### REQUIREMENT
Transcribe the material in full. Nothing should differ except that the pictures are left out.
--*--
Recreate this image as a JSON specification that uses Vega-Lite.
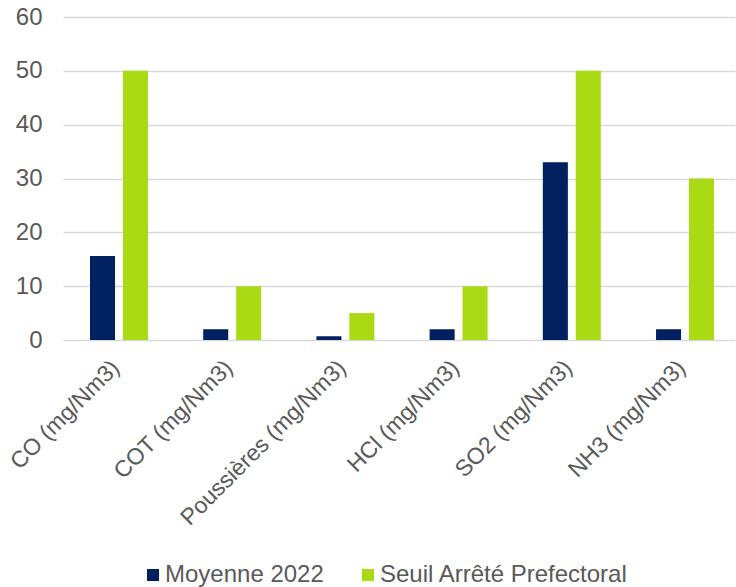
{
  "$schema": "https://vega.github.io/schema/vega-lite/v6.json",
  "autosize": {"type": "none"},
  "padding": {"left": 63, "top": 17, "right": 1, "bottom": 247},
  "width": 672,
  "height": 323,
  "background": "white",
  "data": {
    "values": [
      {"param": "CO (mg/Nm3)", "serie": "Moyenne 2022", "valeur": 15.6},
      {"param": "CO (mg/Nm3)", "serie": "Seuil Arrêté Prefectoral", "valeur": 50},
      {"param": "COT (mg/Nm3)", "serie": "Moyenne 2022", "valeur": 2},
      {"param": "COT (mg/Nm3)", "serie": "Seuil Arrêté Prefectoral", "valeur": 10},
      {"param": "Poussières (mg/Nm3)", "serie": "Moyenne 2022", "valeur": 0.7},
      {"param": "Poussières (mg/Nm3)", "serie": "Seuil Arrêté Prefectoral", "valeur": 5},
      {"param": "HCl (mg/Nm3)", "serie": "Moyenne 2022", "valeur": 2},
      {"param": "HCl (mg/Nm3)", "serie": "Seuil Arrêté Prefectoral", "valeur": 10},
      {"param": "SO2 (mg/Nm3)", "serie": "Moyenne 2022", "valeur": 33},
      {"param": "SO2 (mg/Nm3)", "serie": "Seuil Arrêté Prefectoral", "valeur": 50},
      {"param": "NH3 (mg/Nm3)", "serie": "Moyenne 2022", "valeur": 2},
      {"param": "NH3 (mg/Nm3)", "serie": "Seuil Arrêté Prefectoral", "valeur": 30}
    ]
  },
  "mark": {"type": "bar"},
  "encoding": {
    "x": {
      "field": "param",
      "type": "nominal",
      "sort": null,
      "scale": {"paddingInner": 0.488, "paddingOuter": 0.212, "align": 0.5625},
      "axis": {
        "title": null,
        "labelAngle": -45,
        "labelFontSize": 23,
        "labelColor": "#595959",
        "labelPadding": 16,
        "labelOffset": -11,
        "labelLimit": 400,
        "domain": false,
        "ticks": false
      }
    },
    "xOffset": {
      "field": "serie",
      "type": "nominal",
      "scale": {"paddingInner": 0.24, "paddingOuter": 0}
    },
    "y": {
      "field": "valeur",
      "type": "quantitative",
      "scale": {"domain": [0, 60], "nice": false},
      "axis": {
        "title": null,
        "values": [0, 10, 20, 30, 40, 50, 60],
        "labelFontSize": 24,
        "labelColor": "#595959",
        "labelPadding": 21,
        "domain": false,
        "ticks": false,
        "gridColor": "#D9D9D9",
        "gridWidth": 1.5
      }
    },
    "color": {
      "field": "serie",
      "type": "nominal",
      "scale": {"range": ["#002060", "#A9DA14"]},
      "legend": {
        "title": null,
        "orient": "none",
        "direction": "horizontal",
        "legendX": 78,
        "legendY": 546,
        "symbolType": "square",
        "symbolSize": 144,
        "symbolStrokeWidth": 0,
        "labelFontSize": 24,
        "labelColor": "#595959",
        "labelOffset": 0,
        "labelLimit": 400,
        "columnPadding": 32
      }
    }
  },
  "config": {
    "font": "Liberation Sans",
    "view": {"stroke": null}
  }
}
--*--
### CORRECT OUTPUT
Recreate this image as a JSON specification that uses Vega-Lite.
{
  "$schema": "https://vega.github.io/schema/vega-lite/v6.json",
  "autosize": {"type": "none"},
  "padding": {"left": 63, "top": 17, "right": 1, "bottom": 247},
  "width": 672,
  "height": 323,
  "background": "white",
  "data": {
    "values": [
      {"param": "CO (mg/Nm3)", "serie": "Moyenne 2022", "valeur": 15.6},
      {"param": "CO (mg/Nm3)", "serie": "Seuil Arrêté Prefectoral", "valeur": 50},
      {"param": "COT (mg/Nm3)", "serie": "Moyenne 2022", "valeur": 2},
      {"param": "COT (mg/Nm3)", "serie": "Seuil Arrêté Prefectoral", "valeur": 10},
      {"param": "Poussières (mg/Nm3)", "serie": "Moyenne 2022", "valeur": 0.7},
      {"param": "Poussières (mg/Nm3)", "serie": "Seuil Arrêté Prefectoral", "valeur": 5},
      {"param": "HCl (mg/Nm3)", "serie": "Moyenne 2022", "valeur": 2},
      {"param": "HCl (mg/Nm3)", "serie": "Seuil Arrêté Prefectoral", "valeur": 10},
      {"param": "SO2 (mg/Nm3)", "serie": "Moyenne 2022", "valeur": 33},
      {"param": "SO2 (mg/Nm3)", "serie": "Seuil Arrêté Prefectoral", "valeur": 50},
      {"param": "NH3 (mg/Nm3)", "serie": "Moyenne 2022", "valeur": 2},
      {"param": "NH3 (mg/Nm3)", "serie": "Seuil Arrêté Prefectoral", "valeur": 30}
    ]
  },
  "mark": {"type": "bar"},
  "encoding": {
    "x": {
      "field": "param",
      "type": "nominal",
      "sort": null,
      "scale": {"paddingInner": 0.488, "paddingOuter": 0.212, "align": 0.5625},
      "axis": {
        "title": null,
        "labelAngle": -45,
        "labelFontSize": 23,
        "labelColor": "#595959",
        "labelPadding": 16,
        "labelOffset": -11,
        "labelLimit": 400,
        "domain": false,
        "ticks": false
      }
    },
    "xOffset": {
      "field": "serie",
      "type": "nominal",
      "scale": {"paddingInner": 0.24, "paddingOuter": 0}
    },
    "y": {
      "field": "valeur",
      "type": "quantitative",
      "scale": {"domain": [0, 60], "nice": false},
      "axis": {
        "title": null,
        "values": [0, 10, 20, 30, 40, 50, 60],
        "labelFontSize": 24,
        "labelColor": "#595959",
        "labelPadding": 21,
        "domain": false,
        "ticks": false,
        "gridColor": "#D9D9D9",
        "gridWidth": 1.5
      }
    },
    "color": {
      "field": "serie",
      "type": "nominal",
      "scale": {"range": ["#002060", "#A9DA14"]},
      "legend": {
        "title": null,
        "orient": "none",
        "direction": "horizontal",
        "legendX": 78,
        "legendY": 546,
        "symbolType": "square",
        "symbolSize": 144,
        "symbolStrokeWidth": 0,
        "labelFontSize": 24,
        "labelColor": "#595959",
        "labelOffset": 0,
        "labelLimit": 400,
        "columnPadding": 32
      }
    }
  },
  "config": {
    "font": "Liberation Sans",
    "view": {"stroke": null}
  }
}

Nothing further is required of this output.